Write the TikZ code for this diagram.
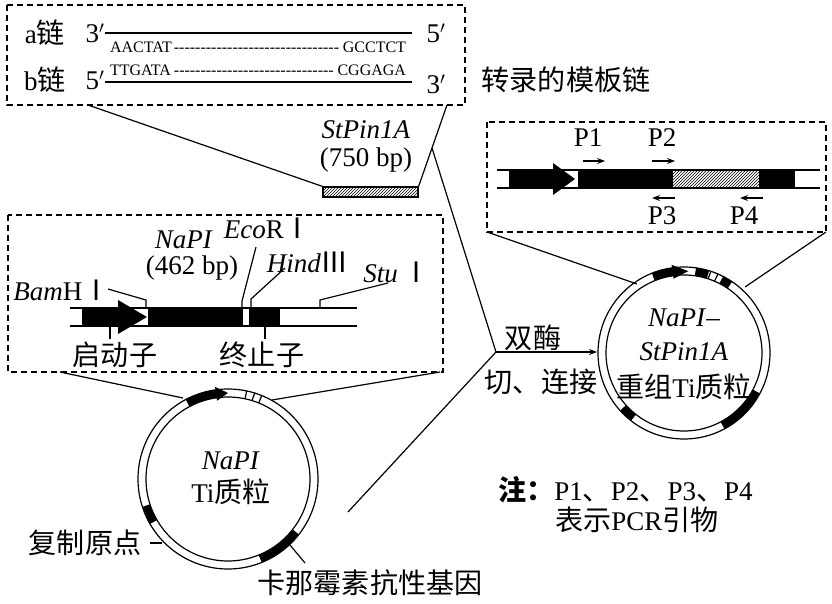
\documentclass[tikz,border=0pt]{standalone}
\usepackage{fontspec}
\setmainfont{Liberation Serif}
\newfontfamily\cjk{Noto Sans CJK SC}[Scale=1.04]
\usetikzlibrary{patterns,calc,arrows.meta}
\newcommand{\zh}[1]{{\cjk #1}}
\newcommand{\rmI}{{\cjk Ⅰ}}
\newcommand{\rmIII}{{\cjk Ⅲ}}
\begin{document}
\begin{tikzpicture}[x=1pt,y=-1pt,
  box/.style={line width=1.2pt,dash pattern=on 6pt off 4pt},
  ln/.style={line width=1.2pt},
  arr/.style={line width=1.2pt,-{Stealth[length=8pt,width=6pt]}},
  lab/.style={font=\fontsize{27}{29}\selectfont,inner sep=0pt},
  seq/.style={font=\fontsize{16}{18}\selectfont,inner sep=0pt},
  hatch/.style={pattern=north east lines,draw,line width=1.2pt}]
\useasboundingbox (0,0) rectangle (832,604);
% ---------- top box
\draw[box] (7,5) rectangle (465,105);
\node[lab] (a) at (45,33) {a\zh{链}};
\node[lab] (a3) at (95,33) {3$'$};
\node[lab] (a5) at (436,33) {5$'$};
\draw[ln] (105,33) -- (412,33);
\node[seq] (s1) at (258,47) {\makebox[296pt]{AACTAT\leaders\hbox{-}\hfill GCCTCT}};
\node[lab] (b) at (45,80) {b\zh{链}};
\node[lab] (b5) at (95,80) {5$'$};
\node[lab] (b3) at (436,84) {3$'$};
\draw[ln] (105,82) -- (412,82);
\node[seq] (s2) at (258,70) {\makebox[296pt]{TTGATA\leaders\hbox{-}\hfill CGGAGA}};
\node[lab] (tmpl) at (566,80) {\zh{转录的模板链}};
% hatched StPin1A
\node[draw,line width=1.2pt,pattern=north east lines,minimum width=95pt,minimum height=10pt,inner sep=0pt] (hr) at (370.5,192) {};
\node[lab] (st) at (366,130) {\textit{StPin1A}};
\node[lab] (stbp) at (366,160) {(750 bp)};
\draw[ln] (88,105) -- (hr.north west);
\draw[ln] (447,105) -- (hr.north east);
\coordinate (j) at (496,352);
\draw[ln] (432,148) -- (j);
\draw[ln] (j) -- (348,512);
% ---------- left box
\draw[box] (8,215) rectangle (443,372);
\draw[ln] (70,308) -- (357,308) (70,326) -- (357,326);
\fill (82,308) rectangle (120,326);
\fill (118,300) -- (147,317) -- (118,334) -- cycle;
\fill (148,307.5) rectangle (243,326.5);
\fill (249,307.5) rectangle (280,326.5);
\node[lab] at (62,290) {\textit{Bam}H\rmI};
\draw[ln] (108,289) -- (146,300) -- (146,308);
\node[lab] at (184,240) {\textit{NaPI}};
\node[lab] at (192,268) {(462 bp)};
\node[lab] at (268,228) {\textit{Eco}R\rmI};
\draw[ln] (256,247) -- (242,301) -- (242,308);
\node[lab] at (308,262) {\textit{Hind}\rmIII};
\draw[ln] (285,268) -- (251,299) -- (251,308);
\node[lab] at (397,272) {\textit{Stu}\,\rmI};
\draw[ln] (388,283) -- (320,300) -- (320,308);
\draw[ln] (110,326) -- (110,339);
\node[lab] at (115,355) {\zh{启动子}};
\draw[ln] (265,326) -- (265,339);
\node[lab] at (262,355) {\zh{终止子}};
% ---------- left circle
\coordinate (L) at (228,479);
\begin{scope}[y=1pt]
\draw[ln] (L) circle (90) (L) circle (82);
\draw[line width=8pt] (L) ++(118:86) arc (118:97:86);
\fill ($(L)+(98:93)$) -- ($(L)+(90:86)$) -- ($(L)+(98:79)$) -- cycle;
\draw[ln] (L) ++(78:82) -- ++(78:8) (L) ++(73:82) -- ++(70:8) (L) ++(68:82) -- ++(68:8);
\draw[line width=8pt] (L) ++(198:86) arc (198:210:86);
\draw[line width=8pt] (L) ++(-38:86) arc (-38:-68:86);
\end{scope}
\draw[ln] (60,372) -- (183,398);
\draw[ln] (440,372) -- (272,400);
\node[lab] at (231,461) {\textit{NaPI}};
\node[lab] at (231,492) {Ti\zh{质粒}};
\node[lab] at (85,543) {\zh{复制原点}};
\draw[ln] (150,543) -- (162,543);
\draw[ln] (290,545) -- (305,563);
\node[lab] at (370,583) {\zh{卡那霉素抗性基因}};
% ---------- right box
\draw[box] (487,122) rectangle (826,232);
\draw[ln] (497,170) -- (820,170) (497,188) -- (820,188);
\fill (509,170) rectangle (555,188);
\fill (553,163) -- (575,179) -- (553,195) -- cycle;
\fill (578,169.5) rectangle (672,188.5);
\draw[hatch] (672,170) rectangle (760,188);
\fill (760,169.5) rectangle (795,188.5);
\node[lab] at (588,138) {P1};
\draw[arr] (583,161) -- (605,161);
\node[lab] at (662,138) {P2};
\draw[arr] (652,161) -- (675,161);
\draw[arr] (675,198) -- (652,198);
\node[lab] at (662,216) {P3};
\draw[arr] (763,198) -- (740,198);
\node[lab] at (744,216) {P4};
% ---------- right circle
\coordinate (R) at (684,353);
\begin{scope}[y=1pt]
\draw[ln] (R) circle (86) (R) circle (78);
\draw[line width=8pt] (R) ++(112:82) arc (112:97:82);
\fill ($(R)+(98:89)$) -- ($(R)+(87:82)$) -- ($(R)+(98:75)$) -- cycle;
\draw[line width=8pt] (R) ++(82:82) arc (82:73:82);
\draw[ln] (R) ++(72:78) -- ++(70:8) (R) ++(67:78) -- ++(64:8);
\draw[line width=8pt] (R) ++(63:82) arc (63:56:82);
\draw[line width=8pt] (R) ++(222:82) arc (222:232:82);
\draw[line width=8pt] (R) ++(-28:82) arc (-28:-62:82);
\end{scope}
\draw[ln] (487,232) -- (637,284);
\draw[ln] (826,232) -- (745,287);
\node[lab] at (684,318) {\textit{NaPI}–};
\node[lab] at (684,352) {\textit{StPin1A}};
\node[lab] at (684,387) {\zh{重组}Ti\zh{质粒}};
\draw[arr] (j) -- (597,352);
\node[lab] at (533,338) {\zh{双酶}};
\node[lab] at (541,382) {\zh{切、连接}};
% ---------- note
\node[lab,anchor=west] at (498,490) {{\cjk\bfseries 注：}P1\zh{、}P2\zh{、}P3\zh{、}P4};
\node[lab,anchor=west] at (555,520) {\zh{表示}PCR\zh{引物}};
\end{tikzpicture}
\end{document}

---

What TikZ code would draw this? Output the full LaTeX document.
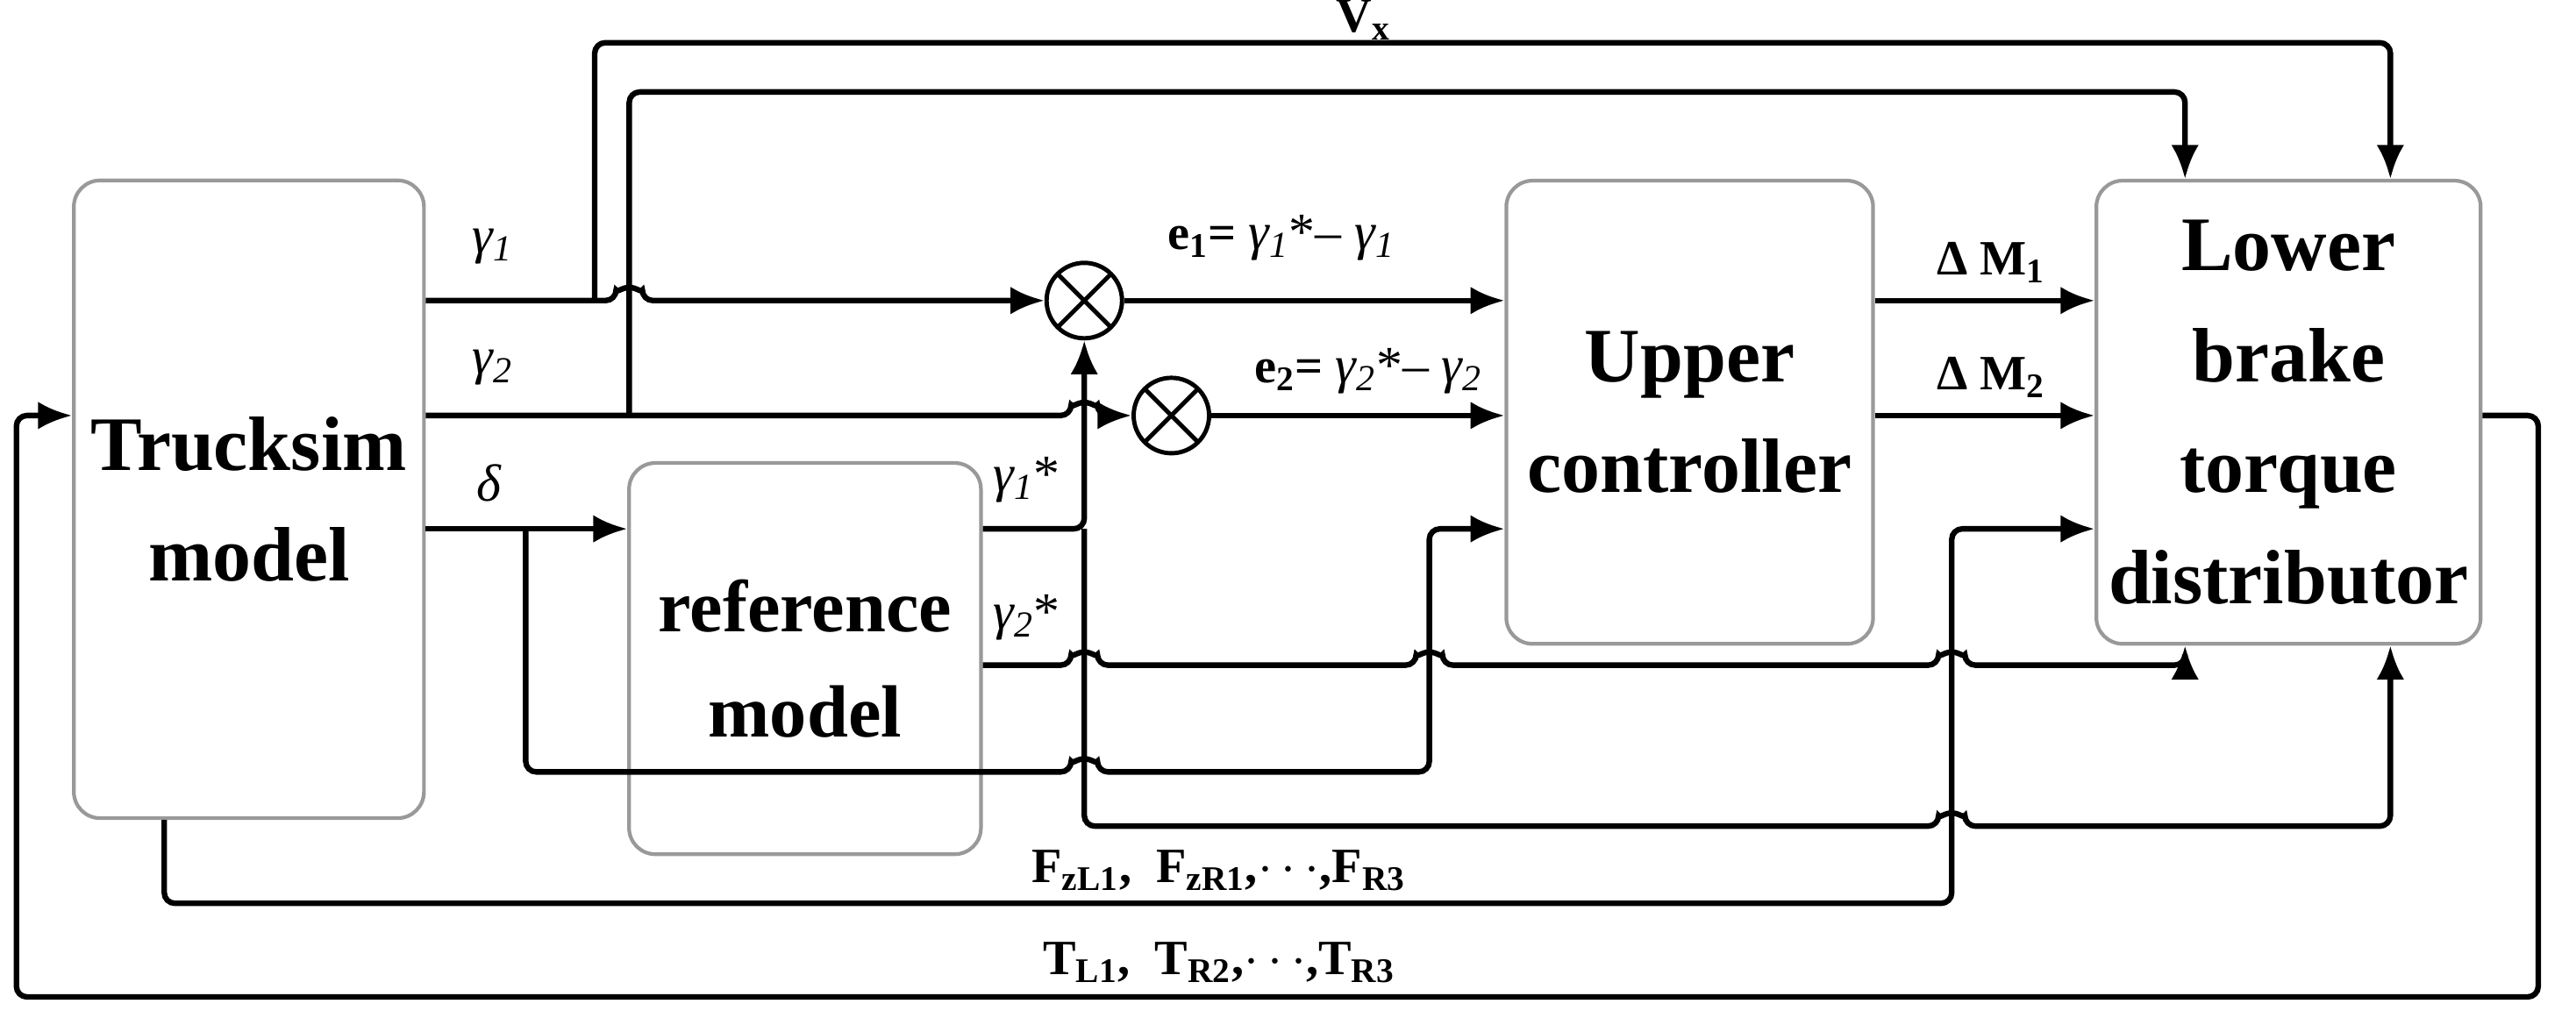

## Goal
From the entries above, return each line with the word "code" in it.

## Answer to the exercise
Write the TikZ code for this diagram.
What TikZ code would draw this? Output the full LaTeX document.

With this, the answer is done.